In an effort to curb the over-prescription of opioids, the city of Chicago has licensed nearly 1,500 people as pharmaceutical representatives — people tasked with convincing doctors to prescribe certain drugs — since a city ordinance went into effect last year.

The city ordinance required that anyone working as a pharmaceutical rep in the city for more than 15 days per year must be licensed through the city. Those licenses cost $750 each, and each licensed rep is listed on the city’s online data portal.

“This milestone demonstrates our commitment to protecting residents when it comes to addictive drugs and holding drug representatives accountable if they seek to deceive, mislead or unduly influence the medical community,” Mayor Rahm Emanuel said in a statement.

The licensing protocol is “the country’s toughest regulation on pharmaceutical representatives” to protect city residents from the “predatory marketing of prescription drugs,” according to a statement from the mayor’s office.

More than 200 additional licenses are set to go into effect in the next month, according to city data.

The licensing program has freed up an extra $700,000 per year in opioid addiction treatment services, according to the mayor’s office, with another $500,000 “annual investment” added to those efforts in 2018. In 2015, the city put $250,000 toward equipping first responders with naloxone, an overdose reversal medication.

Marketing practices by pharmaceutical reps have come under fire in recent years as the opioid crisis has gained national attention.

Earlier this year, the city filed a federal lawsuit against three opioid distributors, accusing them of “placing profits over public health” and fueling a public health crisis blamed on “rampant over-prescribing and abuse” of pharmaceutical opioids.

Chicago’s struggle with opioids stands in contrast to national trends, though. In 2016, white people accounted for 78 percent of all opioid-related deaths nationwide. In Chicago, though, African-American deaths represented nearly 50 percent of all opioid deaths. The majority of those, the Sun-Times found, occurred on the West Side.

In 2014, there were 212 opioid-related deaths in Cook County, 129 of them in Chicago, according to the medical examiner’s office. Sixty-seven percent of all deaths were linked to heroin.

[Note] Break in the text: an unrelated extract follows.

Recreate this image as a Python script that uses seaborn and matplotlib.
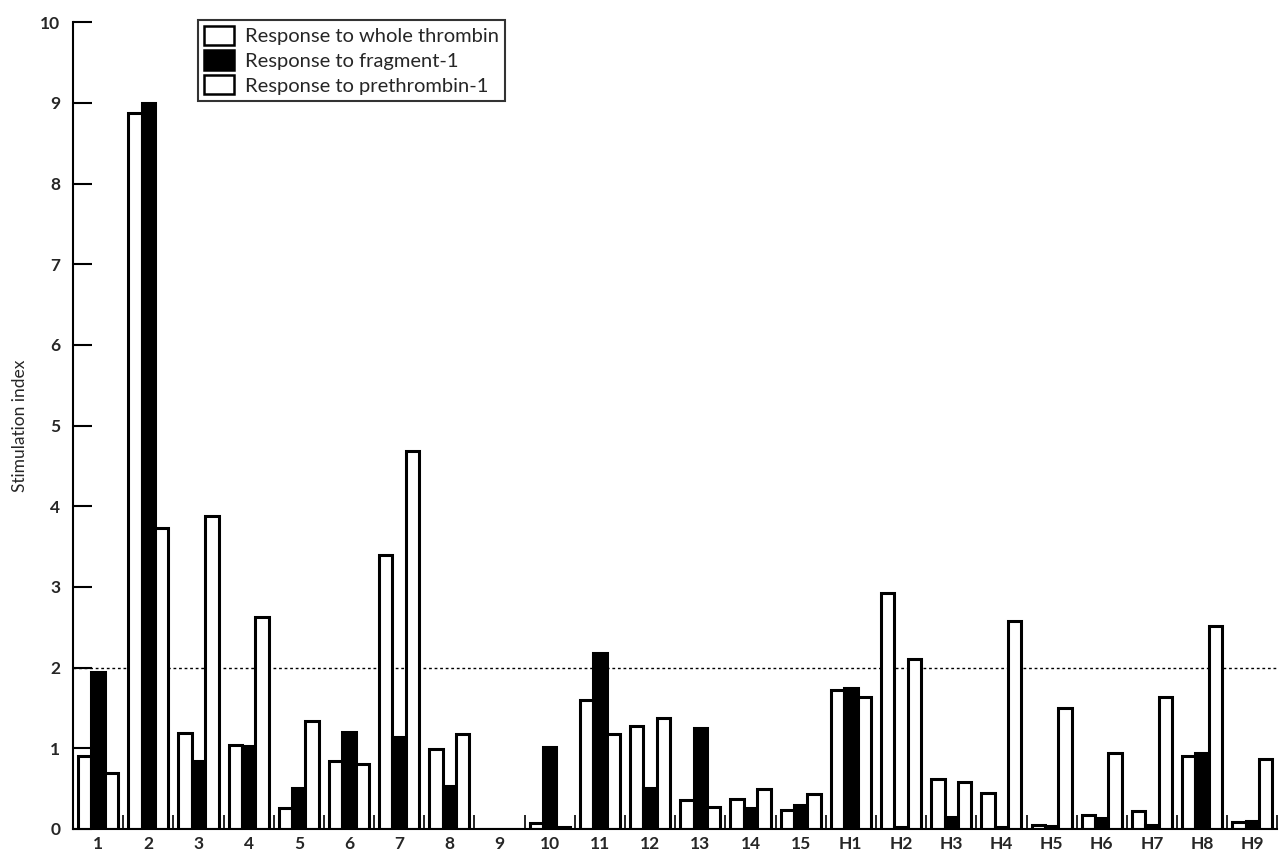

By 2017, Cook County had 1,150 opioid deaths, 764 of those in Chicago.

By comparison, Chicago saw 664 homicides in 2017.

Fentanyl, a powerful painkiller that’s legally available through prescription, has factored heavily in the large uptick. It also can easily be manufactured illegally, and typically is mixed by dealers with other illicit, though less deadly, drugs like heroin — often without users knowing they’re taking Fentanyl.